The latest bullshit populist bill to come out of the brain trust that is the U.S. Senate, per the WSJ, is aimed at those dastardly Private Equity and Hedge Fund robber-barons, o noesssss!
That this issue is once again on the table is hardly surprising in and of itself, but - and I didn't think this possible - somehow, the proposal is actually more ridiculous than it was the first time we heard about it, ya' know, back in the good ol' days when Steve Schwarzman was still ballin' out, and Trader Monthly was actually still in business.
Anyhoo, the gist of the Hedge Fund Transparency Bill, introduced last week by Chuck Grassley (R - Iowa) and Carl Levin (D - Michigan), essentially comes down to forcing Hedge Funds, Private Equity, Venture Capital, and similar funds with > $50mm AUM to disclose to the SEC, at minimum:
- The names of the companies and natural individuals who are the beneficial owners of the hedge fund and an explanation of the ownership structure.
- the names of any financial institutions with which the hedge fund is affiliated.
- the minimum investment commitment required from an investor.
- the total number of investors in the fund; the name of the fund's primary accountant and broker.
- and the current value of the fund's assets and assets under management.
The rationale here is that hedge funds have gotten so big, and so entangled that they pose a serious systemic threat to the U.S. and Global financial system. One would be hard pressed to refute this basic allegation, although methinks its hardly enough to rationalize raining down with righteous regulatory indignation on the bulk of the alternative asset management industry. Unsurprisingly, we see our old friend, the classic Bloomberg-esque "Hedge funds for dummies" introduction, below which they cite several other factors (non sequiturs, mostly) supporting their call, among them:
- Endowments and Pensions, the same ones that poor Joe & Jane 6-pack depend upon for their economic well being, have increasingly invested in HF's, leaving these poor innocent folks dangerously exposed to losses.. No mention of the fact that this concern could be tempered by oh, I don't know, actual oversight of the Pensions/Endowments by their boards, managers, and existing regulators, of course.
- A rambling description of how, as far as I can tell, the failure of Bear Stearns HGSCELF lead to Merrill being sold to BoA and every other bank on The Street being forced to take TARP money.
- The claim that, as SEC Commissioner Luis Aguillar stated in a speech on January 9, 2009, the SEC "currently lacks tools in the hedge fund arena to provide effective oversight and supervision," somehow, someway, this Bill will render the SEC effective, despite effectively zero evidence to support that conclusion.
- Somehow, an operation with $50mm AUM is deemed to be included in the single entity "Hedge Funds," and thus necessarily part of the axis of financial evil. This makes sense, clearly.

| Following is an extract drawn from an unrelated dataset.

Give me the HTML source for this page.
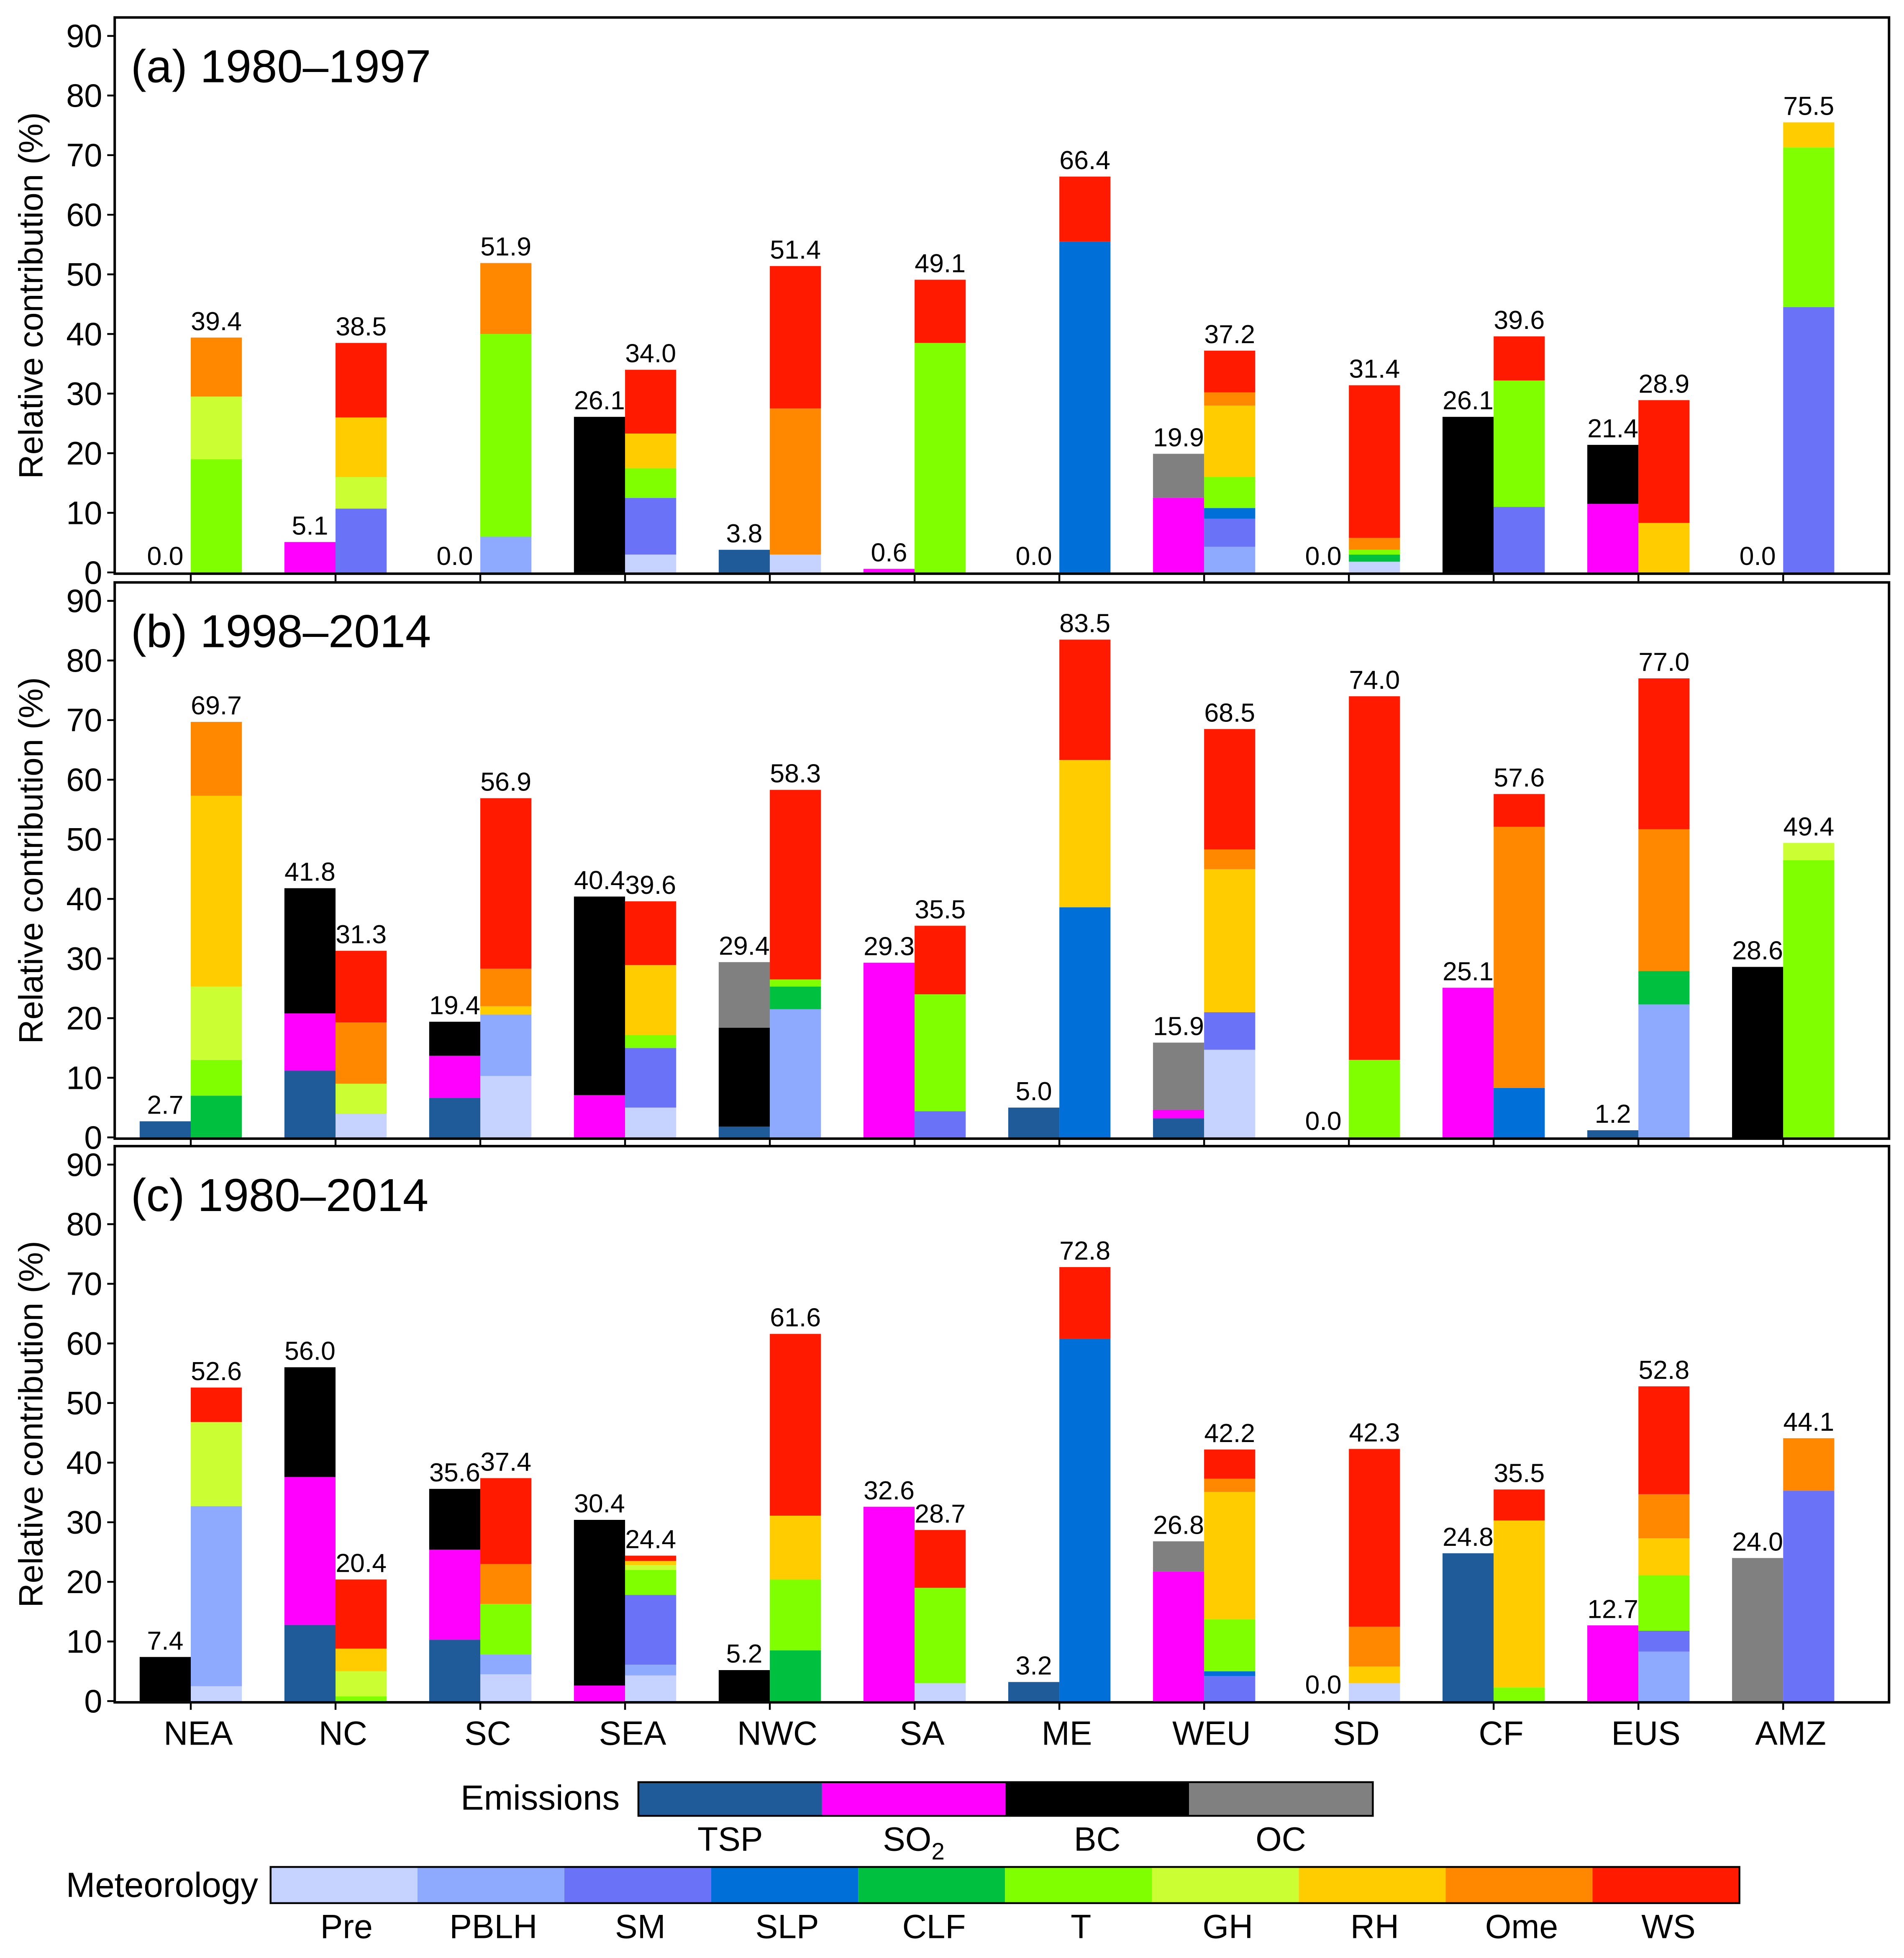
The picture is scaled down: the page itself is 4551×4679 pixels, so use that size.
<!DOCTYPE html>
<html><head><meta charset="utf-8"><style>
html,body{margin:0;padding:0;background:#fff;}
svg{display:block;font-family:"Liberation Sans",Arial,sans-serif;}
</style></head><body>
<svg id="chart" width="4551" height="4679" viewBox="0 0 1527 1570" preserveAspectRatio="none" xmlns="http://www.w3.org/2000/svg">
<rect x="0" y="0" width="1527" height="1570" fill="#fff"/>
</svg>
<script>
const regions = ["NEA","NC","SC","SEA","NWC","SA","ME","WEU","SD","CF","EUS","AMZ"];
const panelTitles = ["(a) 1980\u20131997","(b) 1998\u20132014","(c) 1980\u20132014"];
const yTicks = [0,10,20,30,40,50,60,70,80,90];
const emisNames = ["TSP","SO2","BC","OC"];
const metNames = ["Pre","PBLH","SM","SLP","CLF","T","GH","RH","Ome","WS"];
const emisColors = ["#1f5a99","#ff00ff","#000000","#808080"];
const metColors = ["#c6d2ff","#8eaaff","#6a72f8","#0070d8","#00c040","#80ff00","#ccff33","#ffcc00","#ff8800","#ff1a00"];

// Panel A (1980-1997)
const aTSP = [0,0,0,0,3.8,0,0,0,0,0,0,0];
const aSO2 = [0,5.1,0,0,0,0.6,0,12.5,0,0,11.5,0];
const aBC  = [0,0,0,26.1,0,0,0,0,0,26.1,9.9,0];
const aOC  = [0,0,0,0,0,0,0,7.4,0,0,0,0];
const aPre = [0,0,0,3,3,0,0,0,1.8,0,0,0];
const aPBLH= [0,0,6,0,0,0,0,4.3,0,0,0,0];
const aSM  = [0,10.7,0,9.5,0,0,0,4.7,0,11,0,44.5];
const aSLP = [0,0,0,0,0,0,55.5,1.8,0,0,0,0];
const aCLF = [0,0,0,0,0,0,0,0,1.2,0,0,0];
const aT   = [19,0,34,5,0,38.5,0,5.2,0.8,21.2,0,26.8];
const aGH  = [10.5,5.3,0,0,0,0,0,0,0,0,0,0];
const aRH  = [0,10,0,5.8,0,0,0,12,0,0,8.3,4.2];
const aOme = [9.9,0,11.9,0,24.5,0,0,2.2,2,0,0,0];
const aWS  = [0,12.5,0,10.7,23.9,10.6,10.9,7,25.6,7.4,20.6,0];
// Panel B (1998-2014)
const bTSP = [2.7,11.2,6.6,0,1.8,0,5.0,3.2,0,0,1.2,0];
const bSO2 = [0,9.6,7.1,7.1,0,29.3,0,1.4,0,25.1,0,0];
const bBC  = [0,21,5.7,33.3,16.6,0,0,0,0,0,0,28.6];
const bOC  = [0,0,0,0,11,0,0,11.3,0,0,0,0];
const bPre = [0,4,10.3,5,0,0,0,14.7,0,0,0,0];
const bPBLH= [0,0,10.3,0,21.5,0,0,0,0,0,22.3,0];
const bSM  = [0,0,0,10,0,4.4,0,6.3,0,0,0,0];
const bSLP = [0,0,0,0,0,0,38.6,0,0,8.3,0,0];
const bCLF = [7,0,0,0,3.8,0,0,0,0,0,5.6,0];
const bT   = [6,0,0,2.2,1.2,19.6,0,0,13,0,0,46.5];
const bGH  = [12.3,5,0,0,0,0,0,0,0,0,0,2.9];
const bRH  = [32,0,1.4,11.7,0,0,24.7,24,0,0,0,0];
const bOme = [12.4,10.3,6.3,0,0,0,0,3.3,0,43.8,23.8,0];
const bWS  = [0,12,28.6,10.7,31.8,11.5,20.2,20.2,61,5.5,25.3,0];
// Panel C (1980-2014)
const cTSP = [0,12.8,10.3,0,0,0,3.2,0,0,24.8,0,0];
const cSO2 = [0,24.8,15.1,2.6,0,32.6,0,21.7,0,0,12.7,0];
const cBC  = [7.4,18.4,10.2,27.8,5.2,0,0,0,0,0,0,0];
const cOC  = [0,0,0,0,0,0,0,5.1,0,0,0,24];
const cPre = [2.5,0,4.5,4.3,0,3,0,0,3,0,0,0];
const cPBLH= [30.2,0,3.3,1.8,0,0,0,0,0,0,8.3,0];
const cSM  = [0,0,0,11.7,0,0,0,4.2,0,0,3.5,35.3];
const cSLP = [0,0,0,0,0,0,60.8,0.8,0,0,0,0];
const cCLF = [0,0,0,0,8.5,0,0,0,0,0,0,0];
const cT   = [0,0.8,8.5,4.2,11.9,16,0,8.7,0,2.3,9.3,0];
const cGH  = [14.1,4.2,0,0.8,0,0,0,0,0,0,0,0];
const cRH  = [0,3.8,0,0.7,10.7,0,0,21.4,2.8,28,6.2,0];
const cOme = [0,0,6.7,0,0,0,0,2.2,6.7,0,7.4,8.8];
const cWS  = [5.8,11.6,14.4,0.9,30.5,9.7,12,4.9,29.8,5.2,18.1,0];

const panels = [
  {emis:[aTSP,aSO2,aBC,aOC], met:[aPre,aPBLH,aSM,aSLP,aCLF,aT,aGH,aRH,aOme,aWS], top:14},
  {emis:[bTSP,bSO2,bBC,bOC], met:[bPre,bPBLH,bSM,bSLP,bCLF,bT,bGH,bRH,bOme,bWS], top:467},
  {emis:[cTSP,cSO2,cBC,cOC], met:[cPre,cPBLH,cSM,cSLP,cCLF,cT,cGH,cRH,cOme,cWS], top:919}
];

const NS = "http://www.w3.org/2000/svg";
const svg = document.getElementById("chart");
function mk(tag, attrs, parent){
  const e = document.createElementNS(NS, tag);
  for (const k in attrs) e.setAttribute(k, attrs[k]);
  (parent||svg).appendChild(e);
  return e;
}
const left = 92, right = 1515, panelH = 446, barW = 41;
const unit = 4.78;
function xCenter(i){ return 153 + 116.1*i; }

panels.forEach((p, pi) => {
  const g = mk("g", {});
  
  
  const y0 = p.top + panelH - 1;
  const yScale = v => y0 - v*unit;
  regions.forEach((r, i) => {
    const xc = xCenter(i);
    [[p.emis, emisColors, emisNames, xc - barW, 'emissions'], [p.met, metColors, metNames, xc, 'meteorology']].forEach(([arrs, cols, names, bx, kind]) => {
      let acc = 0;
      arrs.forEach((arr, k) => {
        const v = arr[i];
        if (v > 0) {
          const rc = mk("rect", {x: bx, y: yScale(acc+v), width: barW, height: v*unit, fill: cols[k]}, g);
          
          
        }
        acc += v;
      });
      const t = mk("text", {x: bx + barW/2, y: yScale(acc) - 6, "text-anchor":"middle", "font-size": 21, fill:"#000"}, g);
      t.textContent = acc.toFixed(1);
      
      
    });
  });
  const fr = mk("rect", {x:left, y:p.top, width:right-left, height:panelH, fill:"none", stroke:"#000", "stroke-width":2}, g);
  
  
  yTicks.forEach(v => {
    const y = yScale(v);
    mk("line", {x1:left-6, x2:left, y1:y, y2:y, stroke:"#000", "stroke-width":1.5}, g);
    const t = mk("text", {x:left-10, y:y+9, "text-anchor":"end", "font-size":26}, g);
    t.textContent = v;
    
    
  });
  regions.forEach((r,i)=>{
    mk("line", {x1:xCenter(i), x2:xCenter(i), y1:p.top+panelH, y2:p.top+panelH+6, stroke:"#000", "stroke-width":1.5}, g);
  });
  const yt = mk("text", {x:0, y:0, "text-anchor":"middle", "font-size":27, transform:`translate(34 ${p.top+panelH/2}) rotate(-90)`}, g);
  yt.textContent = "Relative contribution (%)";
  
  
  const tt = mk("text", {x:105, y:p.top+52, "font-size":37}, g);
  tt.textContent = panelTitles[pi];
  
  
});
regions.forEach((r,i)=>{
  const t = mk("text", {x:xCenter(i)+6, y:1399, "text-anchor":"middle", "font-size":27});
  t.textContent = r;
  
  
});
const le = mk("text", {x:497, y:1451, "text-anchor":"end", "font-size":28});
le.textContent = "Emissions";


emisNames.forEach((n,k)=>{
  const w = 147.2, x = 512 + k*w;
  const r = mk("rect", {x:x, y:1429, width:w, height:27, fill:emisColors[k]});
  
  
  const t = mk("text", {x:x+w/2, y:1484, "text-anchor":"middle", "font-size":27});
  if (n === "SO2") { t.innerHTML = 'SO<tspan font-size="19" dy="7">2</tspan>'; }
  else t.textContent = n;
  
  
});
mk("rect", {x:512, y:1429, width:589, height:27, fill:"none", stroke:"#000", "stroke-width":1.5});
const lm = mk("text", {x:207, y:1521, "text-anchor":"end", "font-size":28});
lm.textContent = "Meteorology";


metNames.forEach((n,k)=>{
  const w = 117.8, x = 217 + k*w;
  const r = mk("rect", {x:x, y:1497, width:w, height:29, fill:metColors[k]});
  
  
  const t = mk("text", {x:x+w/2+2, y:1554, "text-anchor":"middle", "font-size":27});
  t.textContent = n;
  
  
});
mk("rect", {x:217, y:1497, width:1178, height:29, fill:"none", stroke:"#000", "stroke-width":1.5});
</script>
</body></html>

The best part of this whole clusterfuck might be that necessarily, these guys must be delusional/dense/retarded to think that the Securities & Exchange Commission, which failed so epically over the course of the past several yours, is up to the lofty task of doubling (or worse) their responsibilities and workload. Clearly, the same group that totally missed the boat on Madoff, despite being spoon-fed 10 years worth of virtually every detail of the scam is up to the task.
For sure, all criticism should end here, QED, but just for shits & giggles, we move on...
Given the requirements spelled out in the numerical list above, the only thing this Bill actually achieves is to guarantee employment of the lawyers, bankers, and accountants whose job it is to devise ways to obfuscate relationships between owners, clients, affiliates, and investors. Someone should remind these two asshats to be careful what they wish for, since given the populist leanings of those in power, they very well might just get exactly what they're wishing for.
Of course, we'd be deluding ourselves to expect that our elected officials had the ability or the inclination to understand secondary or tertiary consequences of their actions, or the concept of incentive structures, but I digress.
Believe it or not, this crap actually gets even better (worse), ugh:
Yes, because the metric shit-ton of regulation imposed upon (albeit not necessarily enforced, nor particularly well-conceived in the first place) Citigroup, Bear Stearns, Lehman Brothers, and everyone else whose taken it up the ass over the past year was really effective.
Of course, this is to say nothing of the fact that there are, actually firms outside the Financial sector whose failure would "destabilize our economy if they fail," but once again, I digress.
Oh, so, to clarify, the legislation is needed because Congress wants control (via their puppet, the SEC) over Hedge/PE funds, but legally they can't until they pass legislation that says they can? F' me silly already,
What's that old analogy, Pro:Con::Progress:__________?